┏━━

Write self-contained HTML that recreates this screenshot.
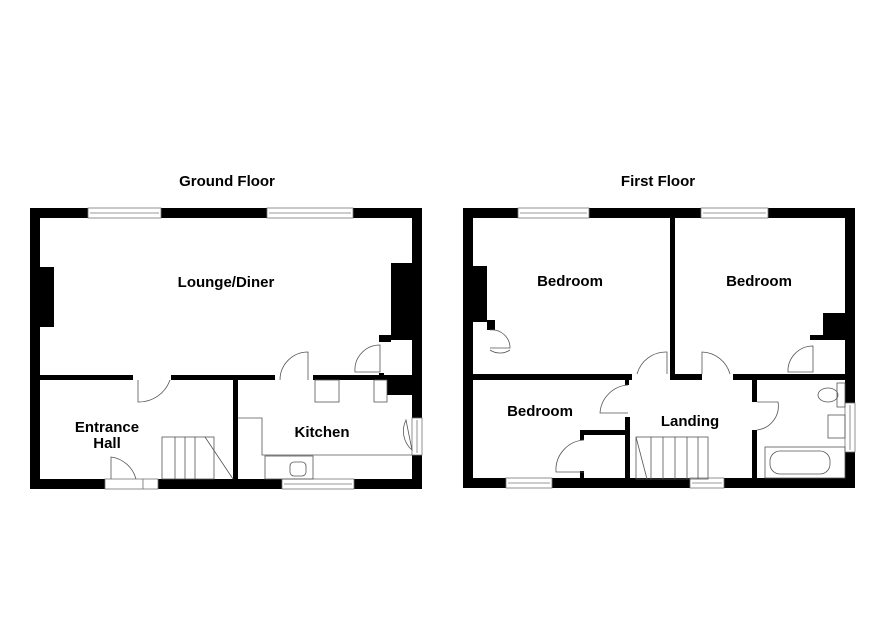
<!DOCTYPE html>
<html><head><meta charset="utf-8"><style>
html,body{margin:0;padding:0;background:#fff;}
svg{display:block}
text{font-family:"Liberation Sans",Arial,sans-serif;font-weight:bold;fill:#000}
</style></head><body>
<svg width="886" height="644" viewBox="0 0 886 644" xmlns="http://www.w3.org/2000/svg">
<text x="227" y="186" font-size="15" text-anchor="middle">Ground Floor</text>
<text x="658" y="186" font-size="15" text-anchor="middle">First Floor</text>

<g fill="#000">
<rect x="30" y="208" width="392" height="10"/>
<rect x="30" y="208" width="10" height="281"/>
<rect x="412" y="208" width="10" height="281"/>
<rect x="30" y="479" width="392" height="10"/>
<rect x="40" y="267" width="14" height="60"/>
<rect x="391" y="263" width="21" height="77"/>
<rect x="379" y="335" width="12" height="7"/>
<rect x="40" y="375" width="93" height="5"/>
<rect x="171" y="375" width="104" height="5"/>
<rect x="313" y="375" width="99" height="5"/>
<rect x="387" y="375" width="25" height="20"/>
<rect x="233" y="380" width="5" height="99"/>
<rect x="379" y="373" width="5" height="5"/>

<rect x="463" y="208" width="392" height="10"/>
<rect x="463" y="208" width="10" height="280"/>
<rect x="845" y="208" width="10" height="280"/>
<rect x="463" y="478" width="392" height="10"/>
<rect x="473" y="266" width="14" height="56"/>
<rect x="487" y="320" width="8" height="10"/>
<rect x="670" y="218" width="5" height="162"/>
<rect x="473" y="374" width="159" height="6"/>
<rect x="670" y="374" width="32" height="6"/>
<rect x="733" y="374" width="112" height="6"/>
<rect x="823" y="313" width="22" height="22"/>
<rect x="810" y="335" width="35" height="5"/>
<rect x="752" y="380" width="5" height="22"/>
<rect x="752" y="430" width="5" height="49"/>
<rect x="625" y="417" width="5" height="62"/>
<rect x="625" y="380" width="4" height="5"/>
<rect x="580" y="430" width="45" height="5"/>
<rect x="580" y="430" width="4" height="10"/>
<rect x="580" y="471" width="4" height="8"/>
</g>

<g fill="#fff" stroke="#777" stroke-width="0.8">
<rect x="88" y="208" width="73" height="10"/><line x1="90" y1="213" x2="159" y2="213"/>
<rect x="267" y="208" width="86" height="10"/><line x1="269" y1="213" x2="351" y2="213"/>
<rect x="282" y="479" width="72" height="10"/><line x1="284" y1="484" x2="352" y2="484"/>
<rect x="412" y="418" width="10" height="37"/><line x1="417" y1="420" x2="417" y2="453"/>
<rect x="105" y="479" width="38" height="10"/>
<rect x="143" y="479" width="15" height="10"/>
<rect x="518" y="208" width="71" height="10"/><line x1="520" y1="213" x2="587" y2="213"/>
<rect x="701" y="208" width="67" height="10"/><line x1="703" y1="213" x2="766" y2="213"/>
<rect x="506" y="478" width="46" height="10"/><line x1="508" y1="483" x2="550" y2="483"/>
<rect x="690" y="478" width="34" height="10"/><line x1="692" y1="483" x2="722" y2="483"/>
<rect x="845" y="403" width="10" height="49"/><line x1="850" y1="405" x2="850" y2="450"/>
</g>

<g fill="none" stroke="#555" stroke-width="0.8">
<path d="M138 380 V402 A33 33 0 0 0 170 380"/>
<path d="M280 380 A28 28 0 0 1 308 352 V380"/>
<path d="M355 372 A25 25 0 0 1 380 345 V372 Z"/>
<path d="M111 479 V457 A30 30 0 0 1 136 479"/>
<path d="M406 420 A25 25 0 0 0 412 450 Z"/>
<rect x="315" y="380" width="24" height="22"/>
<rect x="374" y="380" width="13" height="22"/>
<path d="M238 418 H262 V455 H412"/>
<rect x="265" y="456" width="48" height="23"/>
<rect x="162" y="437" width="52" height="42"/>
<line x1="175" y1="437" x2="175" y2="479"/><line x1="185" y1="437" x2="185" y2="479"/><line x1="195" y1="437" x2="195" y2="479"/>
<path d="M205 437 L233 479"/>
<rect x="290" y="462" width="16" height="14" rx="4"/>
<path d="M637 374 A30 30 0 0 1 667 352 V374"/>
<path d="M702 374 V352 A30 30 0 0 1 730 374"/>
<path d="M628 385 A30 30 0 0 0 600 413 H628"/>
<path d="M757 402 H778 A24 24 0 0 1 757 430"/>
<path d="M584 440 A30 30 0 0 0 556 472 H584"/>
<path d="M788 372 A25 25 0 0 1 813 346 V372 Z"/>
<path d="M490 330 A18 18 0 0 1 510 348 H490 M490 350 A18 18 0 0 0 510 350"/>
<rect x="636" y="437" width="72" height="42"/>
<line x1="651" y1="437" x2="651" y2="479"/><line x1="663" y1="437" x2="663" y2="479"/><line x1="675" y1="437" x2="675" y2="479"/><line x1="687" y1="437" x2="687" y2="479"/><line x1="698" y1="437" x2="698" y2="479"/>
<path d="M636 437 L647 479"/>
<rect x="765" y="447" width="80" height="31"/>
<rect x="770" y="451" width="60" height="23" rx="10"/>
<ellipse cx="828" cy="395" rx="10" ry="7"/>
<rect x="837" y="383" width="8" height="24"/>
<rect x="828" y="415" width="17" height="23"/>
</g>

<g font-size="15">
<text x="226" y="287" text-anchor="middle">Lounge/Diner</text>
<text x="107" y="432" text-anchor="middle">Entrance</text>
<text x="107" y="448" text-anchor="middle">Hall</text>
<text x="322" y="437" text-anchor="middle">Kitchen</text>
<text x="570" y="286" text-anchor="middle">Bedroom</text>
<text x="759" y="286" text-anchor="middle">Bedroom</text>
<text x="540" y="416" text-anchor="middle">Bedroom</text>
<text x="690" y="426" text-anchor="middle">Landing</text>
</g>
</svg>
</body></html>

┗━━

- [Directive]: Write the listing above out again exactly, dropping each image.

- [Answer for the task]:
Write self-contained HTML that recreates this screenshot.
<!DOCTYPE html>
<html><head><meta charset="utf-8"><style>
html,body{margin:0;padding:0;background:#fff;}
svg{display:block}
text{font-family:"Liberation Sans",Arial,sans-serif;font-weight:bold;fill:#000}
</style></head><body>
<svg width="886" height="644" viewBox="0 0 886 644" xmlns="http://www.w3.org/2000/svg">
<text x="227" y="186" font-size="15" text-anchor="middle">Ground Floor</text>
<text x="658" y="186" font-size="15" text-anchor="middle">First Floor</text>

<g fill="#000">
<rect x="30" y="208" width="392" height="10"/>
<rect x="30" y="208" width="10" height="281"/>
<rect x="412" y="208" width="10" height="281"/>
<rect x="30" y="479" width="392" height="10"/>
<rect x="40" y="267" width="14" height="60"/>
<rect x="391" y="263" width="21" height="77"/>
<rect x="379" y="335" width="12" height="7"/>
<rect x="40" y="375" width="93" height="5"/>
<rect x="171" y="375" width="104" height="5"/>
<rect x="313" y="375" width="99" height="5"/>
<rect x="387" y="375" width="25" height="20"/>
<rect x="233" y="380" width="5" height="99"/>
<rect x="379" y="373" width="5" height="5"/>

<rect x="463" y="208" width="392" height="10"/>
<rect x="463" y="208" width="10" height="280"/>
<rect x="845" y="208" width="10" height="280"/>
<rect x="463" y="478" width="392" height="10"/>
<rect x="473" y="266" width="14" height="56"/>
<rect x="487" y="320" width="8" height="10"/>
<rect x="670" y="218" width="5" height="162"/>
<rect x="473" y="374" width="159" height="6"/>
<rect x="670" y="374" width="32" height="6"/>
<rect x="733" y="374" width="112" height="6"/>
<rect x="823" y="313" width="22" height="22"/>
<rect x="810" y="335" width="35" height="5"/>
<rect x="752" y="380" width="5" height="22"/>
<rect x="752" y="430" width="5" height="49"/>
<rect x="625" y="417" width="5" height="62"/>
<rect x="625" y="380" width="4" height="5"/>
<rect x="580" y="430" width="45" height="5"/>
<rect x="580" y="430" width="4" height="10"/>
<rect x="580" y="471" width="4" height="8"/>
</g>

<g fill="#fff" stroke="#777" stroke-width="0.8">
<rect x="88" y="208" width="73" height="10"/><line x1="90" y1="213" x2="159" y2="213"/>
<rect x="267" y="208" width="86" height="10"/><line x1="269" y1="213" x2="351" y2="213"/>
<rect x="282" y="479" width="72" height="10"/><line x1="284" y1="484" x2="352" y2="484"/>
<rect x="412" y="418" width="10" height="37"/><line x1="417" y1="420" x2="417" y2="453"/>
<rect x="105" y="479" width="38" height="10"/>
<rect x="143" y="479" width="15" height="10"/>
<rect x="518" y="208" width="71" height="10"/><line x1="520" y1="213" x2="587" y2="213"/>
<rect x="701" y="208" width="67" height="10"/><line x1="703" y1="213" x2="766" y2="213"/>
<rect x="506" y="478" width="46" height="10"/><line x1="508" y1="483" x2="550" y2="483"/>
<rect x="690" y="478" width="34" height="10"/><line x1="692" y1="483" x2="722" y2="483"/>
<rect x="845" y="403" width="10" height="49"/><line x1="850" y1="405" x2="850" y2="450"/>
</g>

<g fill="none" stroke="#555" stroke-width="0.8">
<path d="M138 380 V402 A33 33 0 0 0 170 380"/>
<path d="M280 380 A28 28 0 0 1 308 352 V380"/>
<path d="M355 372 A25 25 0 0 1 380 345 V372 Z"/>
<path d="M111 479 V457 A30 30 0 0 1 136 479"/>
<path d="M406 420 A25 25 0 0 0 412 450 Z"/>
<rect x="315" y="380" width="24" height="22"/>
<rect x="374" y="380" width="13" height="22"/>
<path d="M238 418 H262 V455 H412"/>
<rect x="265" y="456" width="48" height="23"/>
<rect x="162" y="437" width="52" height="42"/>
<line x1="175" y1="437" x2="175" y2="479"/><line x1="185" y1="437" x2="185" y2="479"/><line x1="195" y1="437" x2="195" y2="479"/>
<path d="M205 437 L233 479"/>
<rect x="290" y="462" width="16" height="14" rx="4"/>
<path d="M637 374 A30 30 0 0 1 667 352 V374"/>
<path d="M702 374 V352 A30 30 0 0 1 730 374"/>
<path d="M628 385 A30 30 0 0 0 600 413 H628"/>
<path d="M757 402 H778 A24 24 0 0 1 757 430"/>
<path d="M584 440 A30 30 0 0 0 556 472 H584"/>
<path d="M788 372 A25 25 0 0 1 813 346 V372 Z"/>
<path d="M490 330 A18 18 0 0 1 510 348 H490 M490 350 A18 18 0 0 0 510 350"/>
<rect x="636" y="437" width="72" height="42"/>
<line x1="651" y1="437" x2="651" y2="479"/><line x1="663" y1="437" x2="663" y2="479"/><line x1="675" y1="437" x2="675" y2="479"/><line x1="687" y1="437" x2="687" y2="479"/><line x1="698" y1="437" x2="698" y2="479"/>
<path d="M636 437 L647 479"/>
<rect x="765" y="447" width="80" height="31"/>
<rect x="770" y="451" width="60" height="23" rx="10"/>
<ellipse cx="828" cy="395" rx="10" ry="7"/>
<rect x="837" y="383" width="8" height="24"/>
<rect x="828" y="415" width="17" height="23"/>
</g>

<g font-size="15">
<text x="226" y="287" text-anchor="middle">Lounge/Diner</text>
<text x="107" y="432" text-anchor="middle">Entrance</text>
<text x="107" y="448" text-anchor="middle">Hall</text>
<text x="322" y="437" text-anchor="middle">Kitchen</text>
<text x="570" y="286" text-anchor="middle">Bedroom</text>
<text x="759" y="286" text-anchor="middle">Bedroom</text>
<text x="540" y="416" text-anchor="middle">Bedroom</text>
<text x="690" y="426" text-anchor="middle">Landing</text>
</g>
</svg>
</body></html>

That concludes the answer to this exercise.